Runner’s World says that the 9th International Pug Meeting went down in Berlin on August 18, and the event that brought out a sold-out crowd of MILLIONS (I’m guessing anyway) was the 50-meter race. Going into the race, 4-year-old Emma was already a two-time champion and ruled that bitch. There’s 60 Pugs out there who are masochists and love choking on the dust shooting off of Emma’s legendary paws of speed, because that’s how many Pugs dared to take on Emma. Emma won her third straight title after finishing the race in 5.87 seconds.

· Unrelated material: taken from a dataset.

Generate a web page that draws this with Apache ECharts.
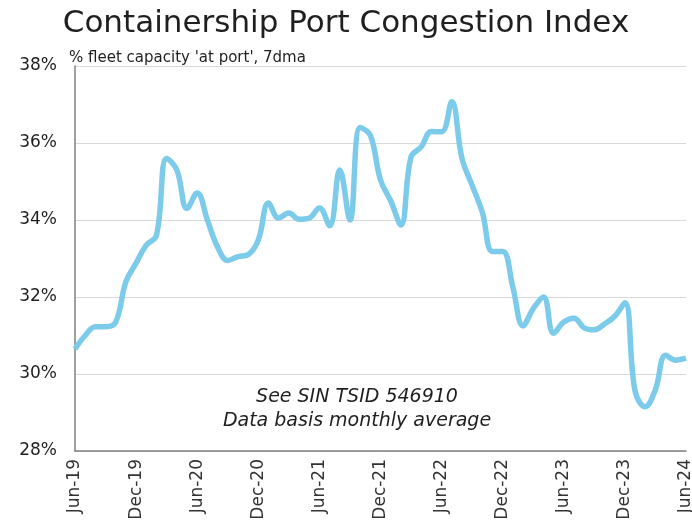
<!DOCTYPE html>
<html>
<head>
<meta charset="utf-8">
<script src="https://cdn.jsdelivr.net/npm/echarts@6/dist/echarts.min.js"></script>
<style>
  html, body { margin: 0; padding: 0; background: #fff; }
  #chart { width: 692px; height: 521px; }
</style>
</head>
<body>
<div id="chart"></div>
<script>
// monthly categories, Jun-19 .. Jun-24
const months = [
  'Jun-19', 'Jul-19', 'Aug-19', 'Sep-19', 'Oct-19', 'Nov-19', 'Dec-19',
  'Jan-20', 'Feb-20', 'Mar-20', 'Apr-20', 'May-20', 'Jun-20', 'Jul-20', 'Aug-20', 'Sep-20', 'Oct-20', 'Nov-20', 'Dec-20',
  'Jan-21', 'Feb-21', 'Mar-21', 'Apr-21', 'May-21', 'Jun-21', 'Jul-21', 'Aug-21', 'Sep-21', 'Oct-21', 'Nov-21', 'Dec-21',
  'Jan-22', 'Feb-22', 'Mar-22', 'Apr-22', 'May-22', 'Jun-22', 'Jul-22', 'Aug-22', 'Sep-22', 'Oct-22', 'Nov-22', 'Dec-22',
  'Jan-23', 'Feb-23', 'Mar-23', 'Apr-23', 'May-23', 'Jun-23', 'Jul-23', 'Aug-23', 'Sep-23', 'Oct-23', 'Nov-23', 'Dec-23',
  'Jan-24', 'Feb-24', 'Mar-24', 'Apr-24', 'May-24', 'Jun-24'
]

// % fleet capacity at port (monthly average)
const congestion = [
  30.65, 31.0, 31.23, 31.23, 31.35, 32.4, 32.88,
  33.35, 33.6, 35.6, 35.3, 34.3, 34.7, 34.0, 33.3, 32.95, 33.05, 33.1, 33.48,
  34.44, 34.05, 34.18, 34.02, 34.05, 34.31, 33.85, 35.3, 34.0, 36.4, 36.2, 35.04,
  34.5, 33.87, 35.64, 35.9, 36.3, 36.29, 37.07, 35.6, 34.9, 34.2, 33.18, 33.18,
  32.25, 31.25, 31.7, 32.0, 31.06, 31.35, 31.45, 31.2, 31.15, 31.3, 31.5, 31.85,
  29.55, 29.15, 29.6, 30.49, 30.36, 30.41
]

const yTicks = { min: 28, max: 38, step: 2 }

const chart = echarts.init(document.getElementById('chart'))
chart.setOption({
  animation: false,
  textStyle: { fontFamily: 'DejaVu Sans' },
  title: [
    {
      text: 'Containership Port Congestion Index',
      left: 'center',
      top: 3,
      textStyle: { fontSize: 31, fontWeight: 'normal', color: '#1f1f1f' }
    },
    {
      text: "% fleet capacity 'at port', 7dma",
      left: 64,
      top: 46,
      textStyle: { fontSize: 15, fontWeight: 'normal', color: '#1f1f1f' }
    }
  ],
  graphic: [
    {
      type: 'text',
      x: 357,
      y: 385,
      style: {
        text: 'See SIN TSID 546910\nData basis monthly average',
        align: 'center',
        fontSize: 19,
        fontStyle: 'italic',
        lineHeight: 24,
        fill: '#1f1f1f',
        fontFamily: 'DejaVu Sans'
      }
    }
  ],
  grid: { left: 75, right: 6, top: 66, bottom: 70, outerBoundsMode: 'none', containLabel: false },
  xAxis: {
    type: 'category',
    data: months,
    boundaryGap: false,
    axisLine: { lineStyle: { color: '#808080', width: 1.5 } },
    axisTick: { show: false },
    axisLabel: {
      interval: 5,
      rotate: 90,
      fontSize: 17,
      color: '#333',
      margin: 8,
      padding: [6, 0, 0, 0],
      hideOverlap: false
    }
  },
  yAxis: {
    type: 'value',
    min: yTicks.min,
    max: yTicks.max,
    interval: yTicks.step,
    axisLine: { show: true, lineStyle: { color: '#808080', width: 1.5 } },
    axisTick: { show: false },
    axisLabel: { formatter: '{value}%', fontSize: 17, color: '#1f1f1f', margin: 18 },
    splitLine: { lineStyle: { color: '#d9d9d9' } }
  },
  series: [
    {
      type: 'line',
      data: congestion,
      smooth: 0.4,
      showSymbol: false,
      lineStyle: { color: '#7ccbeb', width: 5.5 }
    }
  ]
})
</script>
</body>
</html>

Below is a clip of Emma’s trophy-wining sprint, as well as clips of the losers, including one at the 0:22 mark who is doing an A++++ impersonation of me on a Monday morning.
On Saturday night, the people of Berlin probably had their ear holes invaded by what they thought was the sound of a hippo with a loose ass repeatedly farting into a blowhorn. But it was just Emma snoring something extra after tiring herself in her latest championship race. Bitch earned it!